If our interpretation is correct, massive accreting transition disks with rising mid-IR SEDs around single stars are by far the best places for direct imaging searches of forming planets since they are not only the sites of ongoing planet formation, but also the places where forming planets should be the brightest. As shown by Huélamo et al. (2011) and Kraus & Ireland (2012), NRM is the most promising technique for such searches as it delivers the highest contrast ratio at the diffraction limit of the telescope.

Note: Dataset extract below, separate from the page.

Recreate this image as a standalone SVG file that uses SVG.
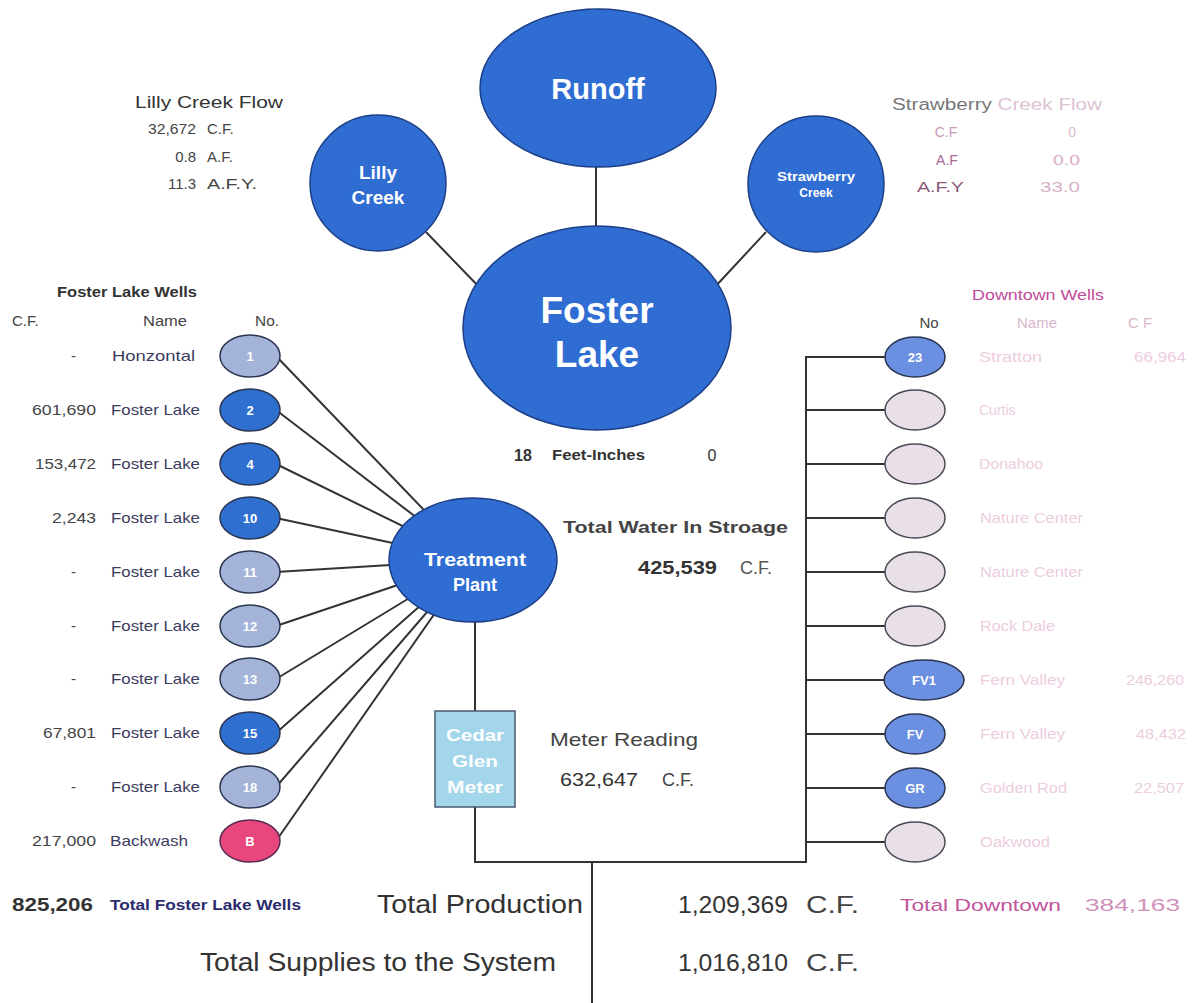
<svg xmlns="http://www.w3.org/2000/svg" width="1194" height="1003" viewBox="0 0 1194 1003">
<style>
text{font-family:"Liberation Sans",Arial,sans-serif;}
.big{fill:#2f6dd3;stroke:#1d3f86;stroke-width:1.5;}
.wt{fill:#fff;font-weight:bold;text-anchor:middle;}
.ln{stroke:#333;stroke-width:2;fill:none;}
.wb{fill:#2f6fd0;stroke:#2a3550;stroke-width:1.5;}
.wg{fill:#a3b4d8;stroke:#2a3550;stroke-width:1.5;}
.wp{fill:#e8477d;stroke:#5a2a55;stroke-width:1.5;}
.dl{fill:#e9dfe8;stroke:#4a4a55;stroke-width:1.5;}
.dm{fill:#6b90e2;stroke:#2a3550;stroke-width:1.5;}
.nm{font-size:15px;fill:#3b3b5e;}
.cf{font-size:15px;fill:#444;text-anchor:end;}
.fd{font-size:14px;fill:#edcde0;}
.fv{font-size:14px;fill:#edcde0;text-anchor:end;}
.wn{font-size:13px;fill:#fff;font-weight:bold;text-anchor:middle;}
.dk{fill:#333;}
</style>
<rect width="1194" height="1003" fill="#fff"/>

<g id="connectors">
  <line class="ln" x1="596" y1="160" x2="596" y2="230"/>
  <line class="ln" x1="426" y1="232" x2="482" y2="290"/>
  <line class="ln" x1="766" y1="232" x2="714" y2="288"/>
  <line class="ln" x1="276" y1="356" x2="472" y2="560"/>
  <line class="ln" x1="276" y1="410" x2="472" y2="560"/>
  <line class="ln" x1="276" y1="464" x2="472" y2="560"/>
  <line class="ln" x1="276" y1="518" x2="472" y2="560"/>
  <line class="ln" x1="276" y1="572" x2="472" y2="560"/>
  <line class="ln" x1="276" y1="626" x2="472" y2="560"/>
  <line class="ln" x1="276" y1="679" x2="472" y2="560"/>
  <line class="ln" x1="276" y1="733" x2="472" y2="560"/>
  <line class="ln" x1="276" y1="787" x2="472" y2="560"/>
  <line class="ln" x1="276" y1="841" x2="472" y2="560"/>
  <polyline class="ln" points="475,600 475,862 806,862 806,357 888,357"/>
  <line class="ln" x1="806" y1="410" x2="888" y2="410"/>
  <line class="ln" x1="806" y1="464" x2="888" y2="464"/>
  <line class="ln" x1="806" y1="518" x2="888" y2="518"/>
  <line class="ln" x1="806" y1="572" x2="888" y2="572"/>
  <line class="ln" x1="806" y1="626" x2="888" y2="626"/>
  <line class="ln" x1="806" y1="680" x2="888" y2="680"/>
  <line class="ln" x1="806" y1="734" x2="888" y2="734"/>
  <line class="ln" x1="806" y1="788" x2="888" y2="788"/>
  <line class="ln" x1="806" y1="842" x2="888" y2="842"/>
  <line class="ln" x1="592" y1="862" x2="592" y2="1003"/>
</g>

<g id="runoff"><ellipse class="big" cx="598" cy="88" rx="118" ry="79"/><text class="wt" x="598" y="99" font-size="29">Runoff</text></g>
<g id="lilly-creek"><ellipse class="big" cx="378" cy="183" rx="68" ry="68"/><text class="wt" x="378" y="179" font-size="19">Lilly</text><text class="wt" x="378" y="204" font-size="19">Creek</text></g>
<g id="strawberry-creek"><ellipse class="big" cx="816" cy="184" rx="68" ry="68"/><text class="wt" x="816" y="181" font-size="12" textLength="78" lengthAdjust="spacingAndGlyphs">Strawberry</text><text class="wt" x="816" y="197" font-size="12">Creek</text></g>
<g id="foster-lake"><ellipse class="big" cx="597" cy="328" rx="134" ry="102"/><text class="wt" x="597" y="323" font-size="37">Foster</text><text class="wt" x="597" y="367" font-size="37">Lake</text></g>
<g id="treatment-plant"><ellipse class="big" cx="473" cy="560" rx="84" ry="62"/><text class="wt" x="475" y="566" font-size="18" textLength="102" lengthAdjust="spacingAndGlyphs">Treatment</text><text class="wt" x="475" y="591" font-size="18">Plant</text></g>
<g id="cedar-glen-meter"><rect x="435" y="711" width="80" height="96" fill="#a3d6ea" stroke="#4a5a70" stroke-width="1.5"/><text class="wt" x="475" y="741" font-size="17" fill="#eef8fc" textLength="58" lengthAdjust="spacingAndGlyphs">Cedar</text><text class="wt" x="475" y="767" font-size="17" fill="#eef8fc" textLength="46" lengthAdjust="spacingAndGlyphs">Glen</text><text class="wt" x="475" y="793" font-size="17" fill="#eef8fc" textLength="56" lengthAdjust="spacingAndGlyphs">Meter</text></g>

<g id="lilly-flow">
  <text x="135" y="108" font-size="16" class="dk" textLength="148" lengthAdjust="spacingAndGlyphs">Lilly Creek Flow</text>
  <text x="196" y="134" font-size="15" fill="#444" text-anchor="end" textLength="48" lengthAdjust="spacingAndGlyphs">32,672</text><text x="207" y="134" font-size="15" fill="#444">C.F.</text>
  <text x="196" y="162" font-size="15" fill="#444" text-anchor="end">0.8</text><text x="207" y="162" font-size="15" fill="#444">A.F.</text>
  <text x="196" y="189" font-size="15" fill="#444" text-anchor="end">11.3</text><text x="207" y="189" font-size="15" fill="#444" textLength="50" lengthAdjust="spacingAndGlyphs">A.F.Y.</text>
</g>
<g id="strawberry-flow">
  <text x="892" y="110" font-size="16" fill="#777" textLength="210" lengthAdjust="spacingAndGlyphs">Strawberry <tspan fill="#dcc2d4">Creek Flow</tspan></text>
  <text x="946" y="137" font-size="14" fill="#c99ab8" text-anchor="middle">C.F</text><text x="1076" y="137" font-size="14" fill="#dcb8cc" text-anchor="end">0</text>
  <text x="947" y="165" font-size="14" fill="#a66a90" text-anchor="middle">A.F</text><text x="1080" y="165" font-size="14" fill="#d8b0c8" text-anchor="end" textLength="27" lengthAdjust="spacingAndGlyphs">0.0</text>
  <text x="917" y="192" font-size="14" fill="#8a5a7a" textLength="47" lengthAdjust="spacingAndGlyphs">A.F.Y</text><text x="1080" y="192" font-size="14" fill="#d8b0c8" text-anchor="end" textLength="40" lengthAdjust="spacingAndGlyphs">33.0</text>
</g>

<g id="foster-wells-header">
  <text x="57" y="297" font-size="15" fill="#333" font-weight="bold" textLength="140" lengthAdjust="spacingAndGlyphs">Foster Lake Wells</text>
  <text x="12" y="326" font-size="15" fill="#444">C.F.</text>
  <text x="143" y="326" font-size="15" fill="#444" textLength="44" lengthAdjust="spacingAndGlyphs">Name</text>
  <text x="255" y="326" font-size="15" fill="#444" textLength="24" lengthAdjust="spacingAndGlyphs">No.</text>
</g>
<g id="well-1"><text class="cf" x="76" y="361">-</text><text class="nm" x="112" y="361" textLength="83" lengthAdjust="spacingAndGlyphs">Honzontal</text><ellipse class="wg" cx="250" cy="356" rx="30" ry="21" fill="#b1bfe0"/><text class="wn" x="250" y="361">1</text></g>
<g id="well-2"><text class="cf" x="96" y="415" textLength="64" lengthAdjust="spacingAndGlyphs">601,690</text><text class="nm" x="111" y="415" textLength="89" lengthAdjust="spacingAndGlyphs">Foster Lake</text><ellipse class="wb" cx="250" cy="410" rx="30" ry="21"/><text class="wn" x="250" y="415">2</text></g>
<g id="well-4"><text class="cf" x="96" y="469" textLength="61" lengthAdjust="spacingAndGlyphs">153,472</text><text class="nm" x="111" y="469" textLength="89" lengthAdjust="spacingAndGlyphs">Foster Lake</text><ellipse class="wb" cx="250" cy="464" rx="30" ry="21"/><text class="wn" x="250" y="469">4</text></g>
<g id="well-10"><text class="cf" x="96" y="523" textLength="44" lengthAdjust="spacingAndGlyphs">2,243</text><text class="nm" x="111" y="523" textLength="89" lengthAdjust="spacingAndGlyphs">Foster Lake</text><ellipse class="wb" cx="250" cy="518" rx="30" ry="21"/><text class="wn" x="250" y="523">10</text></g>
<g id="well-11"><text class="cf" x="76" y="577">-</text><text class="nm" x="111" y="577" textLength="89" lengthAdjust="spacingAndGlyphs">Foster Lake</text><ellipse class="wg" cx="250" cy="572" rx="30" ry="21"/><text class="wn" x="250" y="577">11</text></g>
<g id="well-12"><text class="cf" x="76" y="631">-</text><text class="nm" x="111" y="631" textLength="89" lengthAdjust="spacingAndGlyphs">Foster Lake</text><ellipse class="wg" cx="250" cy="626" rx="30" ry="21"/><text class="wn" x="250" y="631">12</text></g>
<g id="well-13"><text class="cf" x="76" y="684">-</text><text class="nm" x="111" y="684" textLength="89" lengthAdjust="spacingAndGlyphs">Foster Lake</text><ellipse class="wg" cx="250" cy="679" rx="30" ry="21"/><text class="wn" x="250" y="684">13</text></g>
<g id="well-15"><text class="cf" x="96" y="738" textLength="53" lengthAdjust="spacingAndGlyphs">67,801</text><text class="nm" x="111" y="738" textLength="89" lengthAdjust="spacingAndGlyphs">Foster Lake</text><ellipse class="wb" cx="250" cy="733" rx="30" ry="21"/><text class="wn" x="250" y="738">15</text></g>
<g id="well-18"><text class="cf" x="76" y="792">-</text><text class="nm" x="111" y="792" textLength="89" lengthAdjust="spacingAndGlyphs">Foster Lake</text><ellipse class="wg" cx="250" cy="787" rx="30" ry="21"/><text class="wn" x="250" y="792">18</text></g>
<g id="well-b"><text class="cf" x="96" y="846" textLength="64" lengthAdjust="spacingAndGlyphs">217,000</text><text class="nm" x="110" y="846" textLength="78" lengthAdjust="spacingAndGlyphs">Backwash</text><ellipse class="wp" cx="250" cy="841" rx="30" ry="21"/><text class="wn" x="250" y="846">B</text></g>

<g id="downtown-header">
  <text x="972" y="300" font-size="15" fill="#c04a98" textLength="132" lengthAdjust="spacingAndGlyphs">Downtown Wells</text>
  <text x="929" y="328" font-size="15" fill="#444" text-anchor="middle">No</text>
  <text x="1037" y="328" font-size="15" fill="#d8b8cc" text-anchor="middle">Name</text>
  <text x="1140" y="328" font-size="15" fill="#d8b8cc" text-anchor="middle">C F</text>
</g>
<g id="dw-23"><ellipse class="dm" cx="915" cy="357" rx="30" ry="20"/><text class="wn" x="915" y="362">23</text><text class="fd" x="979" y="362" textLength="63" lengthAdjust="spacingAndGlyphs">Stratton</text><text class="fv" x="1186" y="362" textLength="52" lengthAdjust="spacingAndGlyphs">66,964</text></g>
<g id="dw-curtis"><ellipse class="dl" cx="915" cy="410" rx="30" ry="20"/><text class="fd" x="979" y="415">Curtis</text></g>
<g id="dw-donahoo"><ellipse class="dl" cx="915" cy="464" rx="30" ry="20"/><text class="fd" x="979" y="469" textLength="64" lengthAdjust="spacingAndGlyphs">Donahoo</text></g>
<g id="dw-nature1"><ellipse class="dl" cx="915" cy="518" rx="30" ry="20"/><text class="fd" x="980" y="523" textLength="103" lengthAdjust="spacingAndGlyphs">Nature Center</text></g>
<g id="dw-nature2"><ellipse class="dl" cx="915" cy="572" rx="30" ry="20"/><text class="fd" x="980" y="577" textLength="103" lengthAdjust="spacingAndGlyphs">Nature Center</text></g>
<g id="dw-rockdale"><ellipse class="dl" cx="915" cy="626" rx="30" ry="20"/><text class="fd" x="980" y="631" textLength="75" lengthAdjust="spacingAndGlyphs">Rock Dale</text></g>
<g id="dw-fv1"><ellipse class="dm" cx="924" cy="680" rx="40" ry="20"/><text class="wn" x="924" y="685" font-size="14">FV1</text><text class="fd" x="980" y="685" textLength="85" lengthAdjust="spacingAndGlyphs">Fern Valley</text><text class="fv" x="1184" y="685" textLength="58" lengthAdjust="spacingAndGlyphs">246,260</text></g>
<g id="dw-fv"><ellipse class="dm" cx="915" cy="734" rx="30" ry="20"/><text class="wn" x="915" y="739">FV</text><text class="fd" x="980" y="739" textLength="85" lengthAdjust="spacingAndGlyphs">Fern Valley</text><text class="fv" x="1186" y="739" textLength="50" lengthAdjust="spacingAndGlyphs">48,432</text></g>
<g id="dw-gr"><ellipse class="dm" cx="915" cy="788" rx="30" ry="20"/><text class="wn" x="915" y="793" font-size="14">GR</text><text class="fd" x="980" y="793" textLength="87" lengthAdjust="spacingAndGlyphs">Golden Rod</text><text class="fv" x="1184" y="793" textLength="50" lengthAdjust="spacingAndGlyphs">22,507</text></g>
<g id="dw-oakwood"><ellipse class="dl" cx="915" cy="842" rx="30" ry="20"/><text class="fd" x="980" y="847" textLength="70" lengthAdjust="spacingAndGlyphs">Oakwood</text></g>

<g id="storage-info">
  <text x="523" y="461" font-size="16" font-weight="bold" fill="#333" text-anchor="middle">18</text>
  <text x="552" y="460" font-size="14" font-weight="bold" fill="#333" textLength="93" lengthAdjust="spacingAndGlyphs">Feet-Inches</text>
  <text x="712" y="461" font-size="16" fill="#333" text-anchor="middle">0</text>
  <text x="563" y="533" font-size="17" font-weight="bold" fill="#444" textLength="225" lengthAdjust="spacingAndGlyphs">Total Water In Stroage</text>
  <text x="638" y="574" font-size="18" font-weight="bold" fill="#333" textLength="79" lengthAdjust="spacingAndGlyphs">425,539</text>
  <text x="740" y="574" font-size="18" fill="#555">C.F.</text>
  <text x="550" y="746" font-size="19" fill="#444" textLength="148" lengthAdjust="spacingAndGlyphs">Meter Reading</text>
  <text x="560" y="786" font-size="18" fill="#333" textLength="78" lengthAdjust="spacingAndGlyphs">632,647</text>
  <text x="662" y="786" font-size="18" fill="#444">C.F.</text>
</g>

<g id="totals">
  <text x="12" y="911" font-size="18" font-weight="bold" fill="#333" textLength="81" lengthAdjust="spacingAndGlyphs">825,206</text>
  <text x="110" y="910" font-size="14" font-weight="bold" fill="#2b2b6e" textLength="191" lengthAdjust="spacingAndGlyphs">Total Foster Lake Wells</text>
  <text x="377" y="913" font-size="25" fill="#333" textLength="206" lengthAdjust="spacingAndGlyphs">Total Production</text>
  <text x="678" y="913" font-size="23" fill="#333" textLength="110" lengthAdjust="spacingAndGlyphs">1,209,369</text>
  <text x="806" y="913" font-size="23" fill="#444" textLength="53" lengthAdjust="spacingAndGlyphs">C.F.</text>
  <text x="900" y="911" font-size="17" fill="#c0559a" textLength="161" lengthAdjust="spacingAndGlyphs">Total Downtown</text>
  <text x="1085" y="911" font-size="17" fill="#d090bb" textLength="95" lengthAdjust="spacingAndGlyphs">384,163</text>
  <text x="200" y="971" font-size="25" fill="#333" textLength="356" lengthAdjust="spacingAndGlyphs">Total Supplies to the System</text>
  <text x="678" y="971" font-size="23" fill="#333" textLength="110" lengthAdjust="spacingAndGlyphs">1,016,810</text>
  <text x="806" y="971" font-size="23" fill="#444" textLength="53" lengthAdjust="spacingAndGlyphs">C.F.</text>
</g>
</svg>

In addition to core accretion, GI has also been proposed as a formation mechanism for giant planets (Boss 1997; Durisen et al. 2007). Nevertheless, GI seems to be less relevant to the transition disks discussed herein for several reasons. First, GI planets are expected to form at evolutionary stages much earlier (age < 1 Myr) than those of transition disks, when the disk is still extremely massive (M_disk/M_star ≳ 0.1) and deeply embedded within an extended envelope, while the age distribution of transition disks likely to harbor forming planets favors a ≳2–3 Myr formation timescale (Cieza et al. 2012). Second, GI should operate mostly at large radii where the cooling times are shorter than the local orbital periods, a condition needed for fragmentation (Gammie 2001; Rafikov 2007). GI is believed to be much less effective at disk radii ≲40 AU (Boley & Durisen 2008) or even ≲100 AU (Boley 2009), which makes GI less consistent with the inner hole sizes of most transition disks. Finally, since the timescale for the formation of planets through GI is ∼10³ yr, it is statistically unlikely that the formation event itself would be observed in a nearby molecular cloud with an age of few million years and hundreds, not thousands, of young stellar objects. Since GI models do not run long enough to predict the long-term evolution of the disk after the formation of the planet, it could be argued that a GI planet could remain embedded in a massive disk for a relative long period of time after it has formed. However, as discussed above, the high disk masses and low accretion rates of RX J1633.9-2442, T Cha, and LkCa 15, as well as the properties of the T Cha and LkCa 15 companions, suggest that the putative planets are accreting most of their mass at the current epoch (i.e., we are watching them form). Even though some planets might form through GI, the properties and incidence of the transition objects mentioned here are in much better agreement with planet formation through core accretion.